GTV
- Country: Australia (Head Office)
- Broadcast area: Europe, Australasia, Middle East, North Africa

Programming
- Language: Tamil

Ownership
- Owner: GTV - Synergy Media Group

History
- Launched: July 2008
- Closed: April 2, 2019
- Former names: Tharisanam TV (In Australia), Thendral TV (In Europe)

= Global Tamil Vision =

European Tamil-language television channel

Global Tamil Vision (GTV) was a Tamil language digital satellite television channel. Its main audience are Sri Lankan Tamils living in Europe, Australia and the Middle East.

Tharisanam TV Australia was launched in January 2007 after the closure of Sigaram TV Australia in September 2006 due to Sigaram's bankruptcy. Tharisanam TV acquired the existing subscribers from Sigaram TV.

In May 2007 when the France-based pay TV, Tamil Television Network (TTN) was shut down, Tharisanam TV acquired the assets and subscribers of Tamil Television Network (TTN) and expanded its service to Europe. However Tharisanam TV Europe was not broadcasting the same programmes that were broadcast in Australia and New Zealand.

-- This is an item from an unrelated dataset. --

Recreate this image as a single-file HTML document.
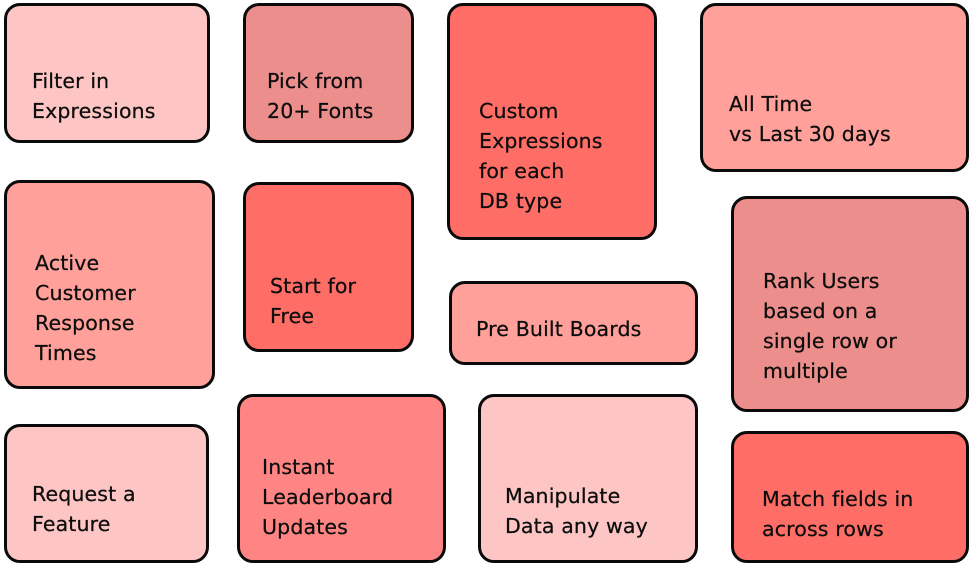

In Europe for a short period of time during mid-2008 Tharisanam TV's name was changed to Thendral TV due change of management. However, in Australia, the channel continued to operate as Tharisanam TV.

The channel changed its name to Global Tamil Vision in October 2008. The channel was available across Europe, Middle East and North Africa via Eutelsat's Hot Bird 8 satellite. The channel was available in Australia via Globecast TV. The channel was licensed to broadcast by Ofcom, the British TV regulator.

== Closure ==
The channel was dissolved via compulsory strike-off on 2 April 2019.